Within the last two years, mortgage rates have been rising. They’re still below the historical average, but combined with increasing home prices, affordability has become a concern for many of today’s homebuyers. Understandably, homebuyers are looking for ways to counteract higher interest rates and keep their monthly mortgage payment manageable.
Presenting a lower offer on a house is one option. Across the U.S., sellers have become more flexible to compensate for a drop in buyer demand. Some have been forced to cut their prices. That said, a seller who has lowered their price may not be willing to reduce it any further.
Using option number two—a Buydown—can make more sense. A Temporary Buydown helps to:
- Increase the appeal of your offer.
- Lower the initial interest on your loan—lowering initial monthly payments.
- Net the seller more overall profit.
A Temporary Buydown is also called a 2-1 Buydown Mortgage (though loan programs and terms may vary). It can be a great option for both new and experienced homebuyers who want to save money on their mortgage. A Temporary Buydown may be compatible with most loan types, including Conventional, VA, and FHA.
When you use a 2-1 Buydown, you’ll get a lower, more affordable interest rate for the first two years of your mortgage. This may make it possible to purchase your dream home sooner. In year three, your payments will be fixed for the remaining life of your loan, removing all uncertainty of future increasing payments.

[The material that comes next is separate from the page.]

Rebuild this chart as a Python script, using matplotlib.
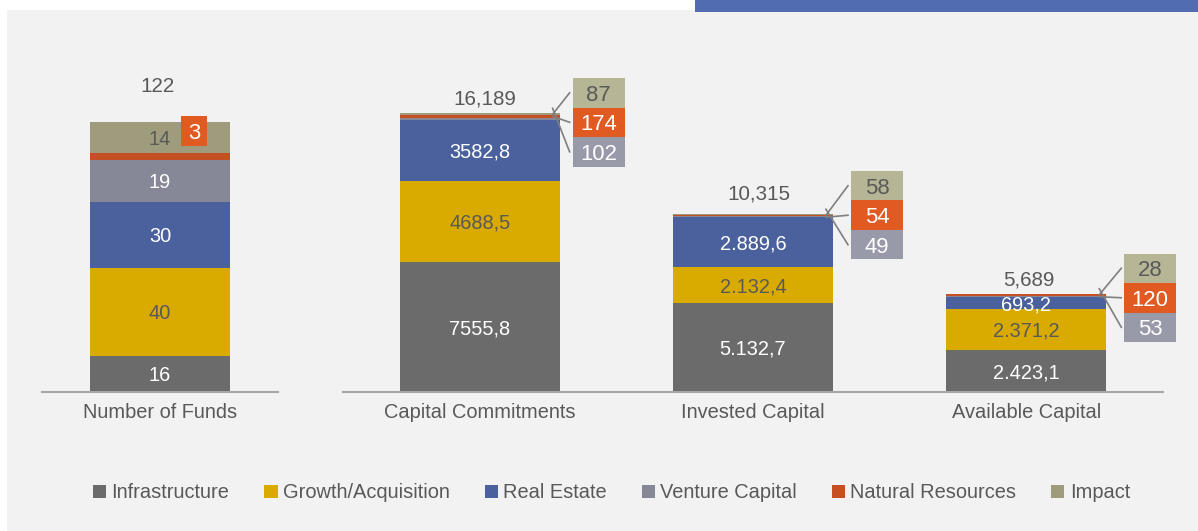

Here’s what this might look like:
- In year one: The interest rate is reduced 2 percent below the rate on your mortgage note.
- In year two: The interest rate is reduced 1 percent below the rate on your mortgage note.
- In year three: The interest rate increases to the full rate as required by your note, and it stays at this fixed rate for the remaining years.
Reducing an interest rate can help to reduce a monthly mortgage payment, often by several hundred dollars.
Could a Temporary Buydown help you get into a home you love?
Let’s discuss your options.
The cost of a Buydown must be paid upfront before closing on a mortgage. But by who? A Temporary Buydown can be funded by a seller, a builder, or a lender. The cash deposit for the Buydown is then placed in escrow and used to cover the difference of the reduced rate for the first two years of the mortgage.